Any time a pitcher talks about his shoulder I have concern. His velocity is down, so you put those two together and it obviously causes that level of concern. … We’ve asked him all spring, and he’s said he’s been fine. But it’s not like I sat him down now, stuck a light in his face and said, ‘Tell me now, in the last five weeks (has the shoulder hurt)?’ I don’t know.” – Brian Cashman, quoted by LoHud Yankees blog, March 30, 2012
The Yankees’ GM isn’t the only who seems to be second guessing himself a little. In a post game comment, Girardi suggested that the Spring Training competition may have pushed Pineda to over-exert himself. The Yankees’ manager also acknowledged that Pineda may have gotten caught up in the media hype, which may have had the same result.
Sometimes that can be the danger if you have competition. Maybe someone doesn’t say something and there’s something bothering him a little bit.” – Joe Girardi, quoted by the NY Times, March 30, 2010
Whatever the motivation, the idea that Pineda was “trying to do too much” in last night’s exhibition game seems credible. During the YES broadcast, David Cone noticed that the young right hander was “getting around the baseball”, which was causing the ball to cut. Of course, if Cone recognized the flaw so early in the game, why didn’t the Yankees’ coaches? Would it have mattered? Who knows, but that’s just another second guess you can throw into the pile.

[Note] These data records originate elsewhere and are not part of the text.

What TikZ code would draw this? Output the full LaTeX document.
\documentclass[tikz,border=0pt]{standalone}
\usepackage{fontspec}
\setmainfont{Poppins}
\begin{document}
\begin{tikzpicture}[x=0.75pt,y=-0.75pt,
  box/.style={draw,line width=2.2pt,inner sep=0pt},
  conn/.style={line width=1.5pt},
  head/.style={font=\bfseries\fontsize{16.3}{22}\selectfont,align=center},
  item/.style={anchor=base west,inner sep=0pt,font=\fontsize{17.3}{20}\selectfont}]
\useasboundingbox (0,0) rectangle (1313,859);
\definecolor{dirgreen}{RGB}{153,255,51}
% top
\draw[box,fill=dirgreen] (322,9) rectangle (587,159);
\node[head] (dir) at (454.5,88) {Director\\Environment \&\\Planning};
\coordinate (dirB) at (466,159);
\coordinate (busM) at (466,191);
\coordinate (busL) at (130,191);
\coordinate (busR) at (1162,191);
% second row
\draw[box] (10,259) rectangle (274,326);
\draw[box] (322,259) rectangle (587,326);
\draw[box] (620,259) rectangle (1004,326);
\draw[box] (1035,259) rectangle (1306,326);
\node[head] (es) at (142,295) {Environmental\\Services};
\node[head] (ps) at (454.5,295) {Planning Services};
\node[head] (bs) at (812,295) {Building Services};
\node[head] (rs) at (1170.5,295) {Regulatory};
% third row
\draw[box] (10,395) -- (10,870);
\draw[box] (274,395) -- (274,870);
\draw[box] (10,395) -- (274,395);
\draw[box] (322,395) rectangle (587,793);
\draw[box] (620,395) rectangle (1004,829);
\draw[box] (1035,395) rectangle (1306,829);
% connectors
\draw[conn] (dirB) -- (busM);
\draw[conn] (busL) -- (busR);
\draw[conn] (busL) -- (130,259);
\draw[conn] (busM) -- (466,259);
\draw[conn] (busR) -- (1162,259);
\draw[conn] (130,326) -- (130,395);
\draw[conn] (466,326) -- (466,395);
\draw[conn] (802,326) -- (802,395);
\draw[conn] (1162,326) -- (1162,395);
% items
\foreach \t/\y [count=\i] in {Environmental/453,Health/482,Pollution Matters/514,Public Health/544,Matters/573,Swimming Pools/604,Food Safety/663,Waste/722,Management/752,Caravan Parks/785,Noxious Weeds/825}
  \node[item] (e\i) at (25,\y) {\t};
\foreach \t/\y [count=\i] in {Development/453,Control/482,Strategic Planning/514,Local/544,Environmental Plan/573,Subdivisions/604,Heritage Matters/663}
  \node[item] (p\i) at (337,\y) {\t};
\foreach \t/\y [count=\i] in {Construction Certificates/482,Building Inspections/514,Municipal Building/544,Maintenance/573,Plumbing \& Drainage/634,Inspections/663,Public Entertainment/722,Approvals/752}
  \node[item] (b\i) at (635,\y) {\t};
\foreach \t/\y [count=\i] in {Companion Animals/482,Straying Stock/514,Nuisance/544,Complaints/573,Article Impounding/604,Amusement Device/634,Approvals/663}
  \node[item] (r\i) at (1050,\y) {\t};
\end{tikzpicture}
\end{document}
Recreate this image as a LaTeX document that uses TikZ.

Even though the Yankees’ could have been more pro-active with Pineda this spring (assuming they weren’t behind the scenes), if the big right hander is seriously injured, it would be foolish to place too much blame, or any at all, on Cashman and Girardi. Most of the questions raised above are not so much the result of negligence, but just part of the inherent risk that comes with young pitchers.
If there’s a second guess that’s legitimate, it’s whether the Yankees should have traded the relative security of a hitting prospect for the volatility of a pitcher. However, at the time of the trade, the Yankees desperately needed pitching and Pineda seemed to be a long-term solution to that problem. And you know what? He still may be. As Brian Cashman stated at the time, Pineda’s acquisition had long-term implications, and that still applies today, regardless of the outcome of his MRI. However, going forward, the Yankees would be wise to shine a light on every aspect of his development because the reality of young pitching is there’s always something lurking in the shadows.